There is also the appearance factor. Some homeowners prefer not to have visible indoor units mounted on walls. With central air, most of the system stays out of sight except for vents and the thermostat.
That said, central air depends heavily on the condition of the duct system. If the ducts are old, leaking, undersized, or poorly insulated, your cooling performance can suffer even if the equipment itself is new. In those cases, replacing just the outdoor or indoor unit may not solve the comfort problem.
When ductless is the better fit
Ductless systems solve a different set of problems. They work well in homes without existing ductwork, room additions, garage conversions, older properties, and spaces that never seem to stay comfortable with the main system.
If one bedroom is always warmer than the rest of the house, or if a sunroom becomes unusable in July, a ductless unit can target that specific area without forcing a full system overhaul. That precision is a big advantage for homeowners who want comfort where it matters most.
Ductless can also make sense for households with different temperature preferences. One zone can stay cooler while another is set higher, which helps reduce the constant thermostat battles that happen in many homes.
For certain commercial spaces, offices, and new construction applications, ductless can offer flexibility without the cost and space requirements of adding ductwork. Still, if you are trying to condition a large building with many enclosed rooms, the design has to be done carefully.
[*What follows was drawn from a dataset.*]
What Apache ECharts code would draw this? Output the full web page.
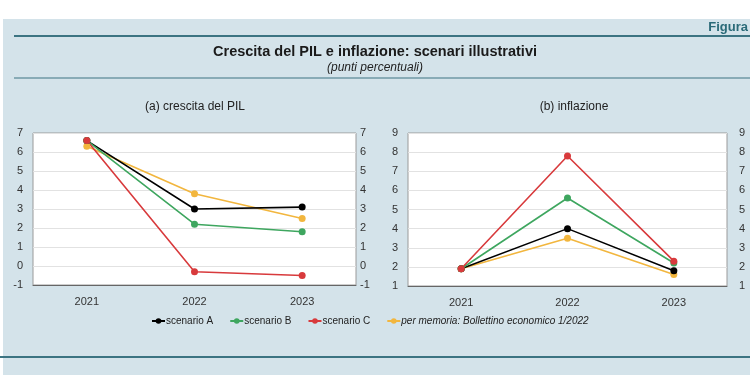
<!DOCTYPE html>
<html><head><meta charset="utf-8">
<script src="https://cdn.jsdelivr.net/npm/echarts@6/dist/echarts.min.js"></script>
<style>html,body{margin:0;padding:0;background:#fff}#c{width:750px;height:375px}</style>
</head><body><div id="c"></div>
<script>
const categories = ['2021', '2022', '2023'];
const seriesNames = ['scenario A', 'scenario B', 'scenario C', 'per memoria: Bollettino economico 1/2022'];
const gdpA = [6.6, 3.0, 3.1];
const gdpB = [6.6, 2.2, 1.8];
const gdpC = [6.6, -0.3, -0.5];
const gdpMemo = [6.3, 3.8, 2.5];
const inflA = [1.9, 4.0, 1.8];
const inflB = [1.9, 5.6, 2.2];
const inflC = [1.9, 7.8, 2.3];
const inflMemo = [1.9, 3.5, 1.6];
const gdpTicks = [-1, 7, 1];
const inflTicks = [1, 9, 1];

const colors = ['#000000', '#3ea65f', '#d83a3c', '#f2b63e'];
const font = 'Liberation Sans, Arial, sans-serif';
const bg = '#d4e3ea';

const chart = echarts.init(document.getElementById('c'), null, {renderer: 'canvas'});

function yAx(gridIndex, ticks, pos, rightMargin) {
  return {
    type: 'value', gridIndex, min: ticks[0], max: ticks[1], interval: ticks[2], position: pos,
    axisLine: {show: false}, axisTick: {show: false},
    splitLine: {show: pos === 'left', lineStyle: {color: '#e2e2e2', width: 1}},
    axisLabel: {color: '#333', fontFamily: font, fontSize: 11, margin: pos === 'left' ? 10 : rightMargin}
  };
}
function xAx(gridIndex) {
  return {
    type: 'category', gridIndex, data: categories, boundaryGap: true,
    axisLine: {onZero: false, lineStyle: {color: '#666', width: 1}},
    axisTick: {inside: true, length: 4, lineStyle: {color: '#666'}},
    axisLabel: {color: '#333', fontFamily: font, fontSize: 11, margin: 11}
  };
}
function ser(name, data, idx, axisIdx) {
  return {
    name, type: 'line', data, xAxisIndex: axisIdx, yAxisIndex: axisIdx * 2,
    color: colors[idx], symbol: 'circle', symbolSize: 7,
    lineStyle: {width: 1.6, color: colors[idx]}, itemStyle: {color: colors[idx]},
    animation: false
  };
}

const option = {
  backgroundColor: '#ffffff',
  animation: false,
  graphic: [
    {type: 'rect', shape: {x: 3, y: 19, width: 747, height: 356}, style: {fill: bg}, z: -10},
    {type: 'line', shape: {x1: 14, y1: 36, x2: 750, y2: 36}, style: {stroke: '#3c7482', lineWidth: 2}},
    {type: 'line', shape: {x1: 14, y1: 78, x2: 750, y2: 78}, style: {stroke: '#3c7482', lineWidth: 1.2}},
    {type: 'line', shape: {x1: 0, y1: 357, x2: 750, y2: 357}, style: {stroke: '#3c7482', lineWidth: 2}},
    {type: 'text', right: 2, top: 21, style: {text: 'Figura', fill: '#2a6a78', font: 'bold 13px ' + font}}
  ],
  title: [
    {text: 'Crescita del PIL e inflazione: scenari illustrativi', left: 'center', top: 39,
     textStyle: {fontFamily: font, fontSize: 14.5, fontWeight: 'bold', color: '#1a1a1a'}},
    {text: '(punti percentuali)', left: 'center', top: 57,
     textStyle: {fontFamily: font, fontSize: 12, fontStyle: 'italic', fontWeight: 'normal', color: '#222'}},
    {text: '(a) crescita del PIL', left: 190, top: 96, textAlign: 'center',
     textStyle: {fontFamily: font, fontSize: 12, fontWeight: 'normal', color: '#222'}},
    {text: '(b) inflazione', left: 569, top: 96, textAlign: 'center',
     textStyle: {fontFamily: font, fontSize: 12, fontWeight: 'normal', color: '#222'}}
  ],
  legend: {
    top: 311, left: 146, itemGap: 16, itemWidth: 13, itemHeight: 7,
    textStyle: {fontFamily: font, fontSize: 10, color: '#222', padding: [0, 0, 0, -4]},
    data: [
      {name: seriesNames[0]}, {name: seriesNames[1]}, {name: seriesNames[2]},
      {name: seriesNames[3], textStyle: {fontStyle: 'italic'}}
    ]
  },
  grid: [
    {left: 33, top: 133, width: 323, height: 152, show: true, backgroundColor: '#ffffff', borderColor: '#9a9a9a', borderWidth: 1},
    {left: 408, top: 133, width: 319, height: 153, show: true, backgroundColor: '#ffffff', borderColor: '#9a9a9a', borderWidth: 1}
  ],
  xAxis: [xAx(0), xAx(1)],
  yAxis: [yAx(0, gdpTicks, 'left'), yAx(0, gdpTicks, 'right', 4), yAx(1, inflTicks, 'left'), yAx(1, inflTicks, 'right', 12)],
  series: [
    ser(seriesNames[3], gdpMemo, 3, 0),
    ser(seriesNames[0], gdpA, 0, 0),
    ser(seriesNames[1], gdpB, 1, 0),
    ser(seriesNames[2], gdpC, 2, 0),
    ser(seriesNames[3], inflMemo, 3, 1),
    ser(seriesNames[0], inflA, 0, 1),
    ser(seriesNames[1], inflB, 1, 1),
    ser(seriesNames[2], inflC, 2, 1)
  ]
};
chart.setOption(option);
</script></body></html>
More indoor units do not always mean a simpler solution.
Central air vs ductless systems on energy efficiency
This is where the conversation gets more nuanced. Ductless systems are often praised for efficiency, and for good reason. Without ducts, there is no energy loss through leaks in attics or crawl spaces. Zoning also helps because you can cool only the areas you are using.
But efficiency is not just about the equipment label. A high-efficiency ductless system can still be the wrong fit if it is oversized, undersized, or installed poorly. The same goes for central air. A properly designed central system with sealed ducts, quality equipment, and correct airflow can perform very well.
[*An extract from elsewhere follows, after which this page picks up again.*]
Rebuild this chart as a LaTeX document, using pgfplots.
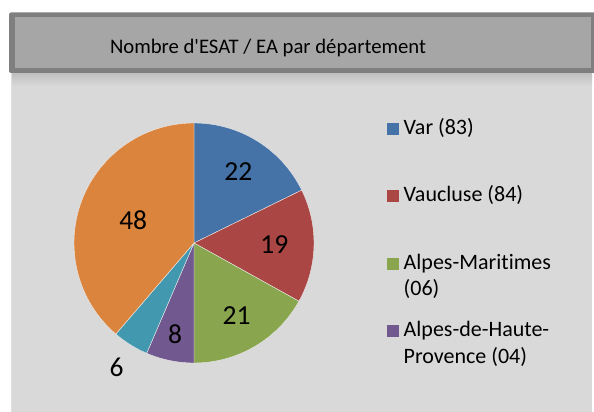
\documentclass[border=0pt]{standalone}
\usepackage{pgfplots}
\pgfplotsset{compat=1.18}
\usepackage{fontspec}
\setmainfont{Carlito}[Ligatures={TeXOff,CommonOff}]
\definecolor{cVar}{HTML}{4572A7}
\definecolor{cVau}{HTML}{AA4643}
\definecolor{cAM}{HTML}{89A54E}
\definecolor{cAHP}{HTML}{71588F}
\definecolor{cHA}{HTML}{4198AF}
\definecolor{cBR}{HTML}{DB843D}
\definecolor{bgarea}{HTML}{D9D9D9}
\definecolor{titlefill}{HTML}{A6A6A6}
\definecolor{titleborder}{HTML}{7F7F7F}
\def\tot{124}
\begin{document}
\begin{tikzpicture}
\begin{axis}[
  at={(0,0)}, anchor=south west,
  scale only axis, width=594bp, height=412bp,
  xmin=0, xmax=594, ymin=0, ymax=412,
  hide axis, clip=false]
% chart area
\fill[bgarea] (axis cs:11,0) rectangle (axis cs:592,339);
\draw[color=white!75!gray, line width=1bp] (axis cs:11.5,0) -- (axis cs:11.5,339);
\draw[color=white!70!gray, line width=1bp] (axis cs:591.5,0) -- (axis cs:591.5,339);
% title shadow
\shade[top color=white!50!gray, bottom color=bgarea] (axis cs:12,339) rectangle (axis cs:592,326);
% title box
\fill[titleborder, rounded corners=2bp] (axis cs:9,339) rectangle (axis cs:600,399.5);
\fill[titlefill] (axis cs:15,344) rectangle (axis cs:591,394.7);
\node[anchor=base, inner sep=0pt, font=\fontsize{20.7bp}{24bp}\selectfont] at (axis cs:268,358.7) {Nombre d'ESAT / EA par département};
% pie: value / cumulative start / colour / label radius (fraction of R)
\foreach \v/\s/\c/\lr in {22/0/cVar/0.70, 19/22/cVau/0.67, 21/41/cAM/0.70, 8/62/cAHP/0.78, 6/70/cHA/1.22, 48/76/cBR/0.54}{
  \pgfmathsetmacro\a{90-\s/\tot*360}
  \pgfmathsetmacro\b{90-(\s+\v)/\tot*360}
  \pgfmathsetmacro\m{(\a+\b)/2}
  \pgfmathsetmacro\r{\lr*120}
  \edef\temp{\noexpand\fill[\c, draw=white!85!gray, line width=0.4bp] (axis cs:194,169) -- ++(\a:120bp) arc[start angle=\a, end angle=\b, radius=120bp] -- cycle;
  \noexpand\path (axis cs:194,169) ++(\m:\r bp) node[inner sep=0pt, font=\noexpand\fontsize{27.5bp}{30bp}\noexpand\selectfont] {\v};}
  \temp
}
% legend
\fill[cVar] (axis cs:387.3,277) rectangle (axis cs:399.3,289);
\node[anchor=base west, inner sep=0pt, font=\fontsize{22bp}{25bp}\selectfont] at (axis cs:403.5,277) {Var (83)};
\fill[cVau] (axis cs:387.3,210) rectangle (axis cs:399.3,222);
\node[anchor=base west, inner sep=0pt, font=\fontsize{22bp}{25bp}\selectfont] at (axis cs:403.5,210) {Vaucluse (84)};
\fill[cAM] (axis cs:387.3,142) rectangle (axis cs:399.3,154);
\node[anchor=base west, inner sep=0pt, font=\fontsize{22bp}{25bp}\selectfont] at (axis cs:403.5,142) {Alpes-Maritimes};
\node[anchor=base west, inner sep=0pt, font=\fontsize{22bp}{25bp}\selectfont] at (axis cs:403.5,116) {(06)};
\fill[cAHP] (axis cs:387.3,75.3) rectangle (axis cs:399.3,87.3);
\node[anchor=base west, inner sep=0pt, font=\fontsize{22bp}{25bp}\selectfont] at (axis cs:403.5,75.3) {Alpes-de-Haute-};
\node[anchor=base west, inner sep=0pt, font=\fontsize{22bp}{25bp}\selectfont] at (axis cs:403.5,48.7) {Provence (04)};
\end{axis}
\pgfresetboundingbox
\path (0,0) rectangle (594bp,412bp);
\end{tikzpicture}
\end{document}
In many Wichita Falls area homes, the bigger issue is not central versus ductless by itself. It is whether the system is sized correctly and installed right the first time. Shortcuts during installation often lead to higher utility bills, uneven cooling, and more repair calls later.
Upfront cost and long-term value
Most property owners want a clear price comparison, but it is rarely one-size-fits-all. If your home already has usable ductwork, central air may be more cost-effective for whole-home cooling. You are working with an existing distribution system, which can lower installation complexity.
Ductless may have a lower barrier for a single room or a small addition because there is no need to build out ducts. But when you need multiple indoor heads across a larger home, the project cost can climb quickly.
Long-term value depends on how you use the space. If you only need to cool selected areas regularly, ductless can help reduce wasted energy. If the entire home is occupied most of the day, a central system may deliver better value and simpler operation.
Maintenance matters too. Central systems require regular filter changes, coil cleaning, and duct evaluation over time. Ductless systems also need routine service, including cleaning indoor heads and checking refrigerant performance. Neither option is maintenance-free, and skipping service usually gets expensive in Texas heat.
Comfort, airflow, and everyday use
Comfort is more than reaching the temperature on the thermostat. It is also about how evenly the home cools, how the air moves, and whether some rooms feel muggy while others feel cold.
Central air usually creates a more uniform whole-home feel when the duct design is solid. It can also integrate more easily with whole-home indoor air quality upgrades in some applications. For families who want one central control point and a traditional setup, that simplicity matters.
Ductless gives you more control by zone, which many people love. But some homeowners do not like the feel of direct air delivery from an indoor unit, especially in smaller rooms. Others do not want multiple remotes or wall units throughout the home. Those are not deal-breakers, but they are worth discussing before installation.
Noise can also be a factor. Ductless systems are often very quiet indoors, and many central systems are quiet as well when installed correctly. If your current setup is loud, that usually points to equipment age, airflow issues, or installation problems rather than the category of system alone.
Which system is right for your property?
If you are comparing central air vs ductless systems for a standard home with existing ductwork, central air is often the natural place to start. It fits the structure, keeps the look clean, and can cool the entire home effectively when the system is designed and maintained properly.
If your home has problem rooms, no ductwork, new additions, converted spaces, or specific zones that need independent control, ductless may be the smarter answer. It can also be a strong secondary solution alongside central air, not just a full replacement for it.
That is an important point many contractors skip. This is not always an either-or decision. In some homes, the best result comes from using central air for the main living space and ductless for a hard-to-condition addition or bonus room. That kind of recommendation should come from an honest evaluation of the property, not a push toward whatever system is easier to sell.
At Guyette Air Conditioning and Heating, LLC, we take no shortcuts and no high-pressure approach. If a central system is the right fit, we will tell you. If ductless gives you a better return, we will tell you that too. Our certified technicians install, service, and repair both, so the recommendation stays focused on what works best for your home or building.
The decision should start with the house, not the sales pitch
A good HVAC choice starts with square footage, insulation levels, window exposure, duct condition, room usage, and your long-term plans for the property. It should also consider whether you want whole-home coverage, room-by-room control, lower upfront cost, or the cleanest installation path.
If you are replacing an aging system or planning a new project, the safest move is to have the property evaluated by a licensed and insured team that works with both ducted and ductless equipment. That keeps the conversation honest. You are not looking for the trendiest option. You are looking for reliable comfort, quality workmanship, and a system that makes sense for years to come.